Friday, 22 June 2012

Gold slips in Europe

Gold was on track for its biggest one-day fall in a fortnight on Thursday after the Federal Reserve disappointed hopes for more aggressive monetary stimulus, lifting the dollar and bringing forward expectations for a rise in US interest rates. 

After a policy meeting ended on Wednesday, the Fed said it would extend an existing programme aimed at bringing down long-term borrowing costs and stimulating growth, dubbed Operation Twist, but did not announce a new round of quantitative easing, which some investors had hoped for. 

Traders said the decision not to embark on a new programme means the Fed is likely to start raising rates earlier than its own guidance suggests. Spot gold was down 1.5 percent at $1,582.09 an ounce at 1405 GMT, while US gold futures for August delivery were down $33.00 an ounce at $1,582.80. "Currently we're seeing a bit of follow-through from disappointed investors but believe we should be finding support pretty soon," Saxo Bank vice president Ole Hansen said. 

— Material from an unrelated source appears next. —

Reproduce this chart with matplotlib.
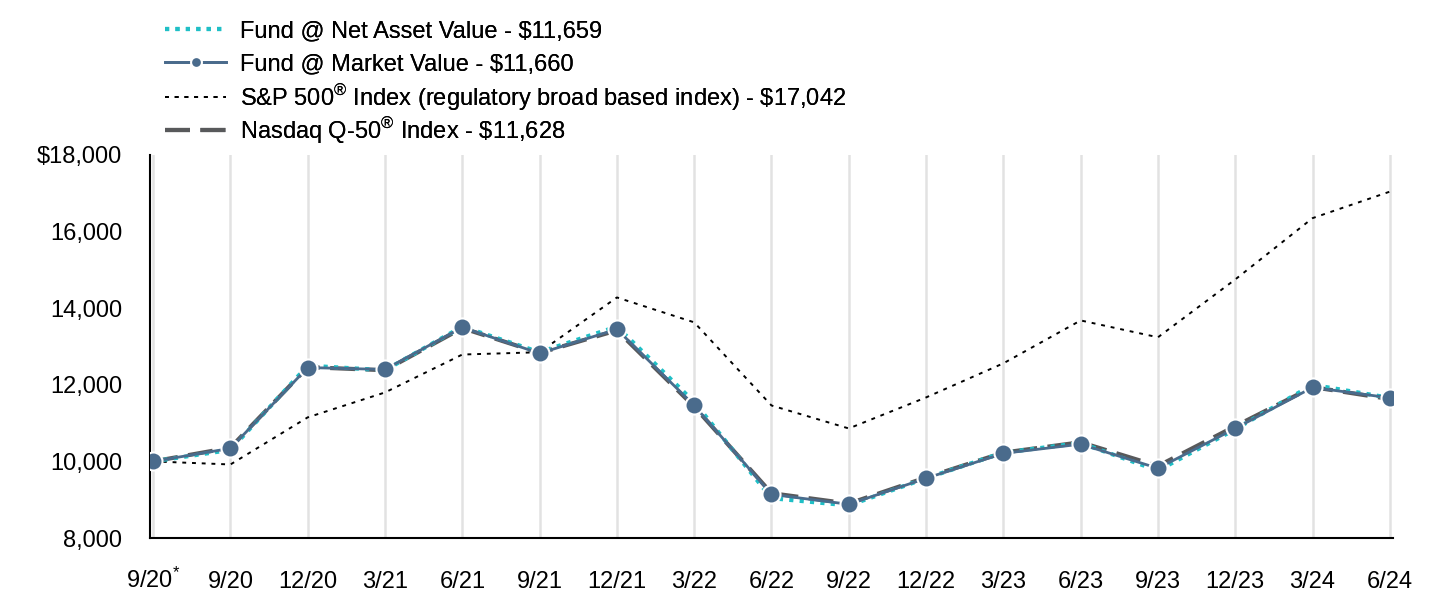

"Commodities, especially energy, are not having a good time, with the GSCI (index) approaching bear market territory. This is pulling the whole sector lower at the moment as redemption and general nervousness about the near-term prospect is causing some selling, but gold and agriculture stand out, I would say." Gold had risen as high as $1,640.50 an ounce earlier this month on hopes the Fed would unveil fresh quantitative easing measures to stimulate growth after a spate of disappointing economic data. 

That would have maintained pressure on long-term interest rates, keeping the opportunity cost of holding gold at rock bottom, and may have pressured the dollar. Prices started to correct even ahead of the Fed statement as speculation grew that full QE was off the table, but more selling was seen on Thursday. 

"We are wary of the potential impact of the looming 'fiscal cliff' in December, when the latest roll-over Bush-era tax credits are due to end could see consumer purchasing power fall substantially," investment bank Fairfax said in a note. "We expect the Fed to take further action before this event to avert yet another potential crisis." "We see gold as attractively priced at these levels, and we see the potential for further QE in the United States, China and Europe as leading gold higher this year." 

From a technical perspective, analysts who study past price moves for clues on the future direction of trade see solid support for prices around $1,580/1,560. Further consolidation around current levels is expected. Physical gold traders in India, the world's biggest consumer of the metal, kept to the sidelines despite its price fall, seeking a bigger retreat in spot prices. The rupee's fall to a record low against the dollar kept local prices high. 

Silver was down 2.2 percent at $27.48 an ounce. The gold/silver ratio, which measures the number of silver ounces needed to buy an ounce of gold, rose above 57 on Thursday, moving back towards the year's high, as the grey metal underperformed. Spot platinum was down 0.2 percent at $1,447.75 an ounce and spot palladium was down 0.7 percent at $610.75 an ounce. 

Monthly Swiss imports of raw and powdered platinum from South Africa, source of nearly four out of five ounces of world supply of the white metal, fell to their lowest in more than two years in May, Swiss customs data showed on Thursday. "We saw in today's South Africa trade balance that platinum exports from SA were low in Q1," Standard Bank analyst Walter de Wet said. "This should have spilled over into April and May."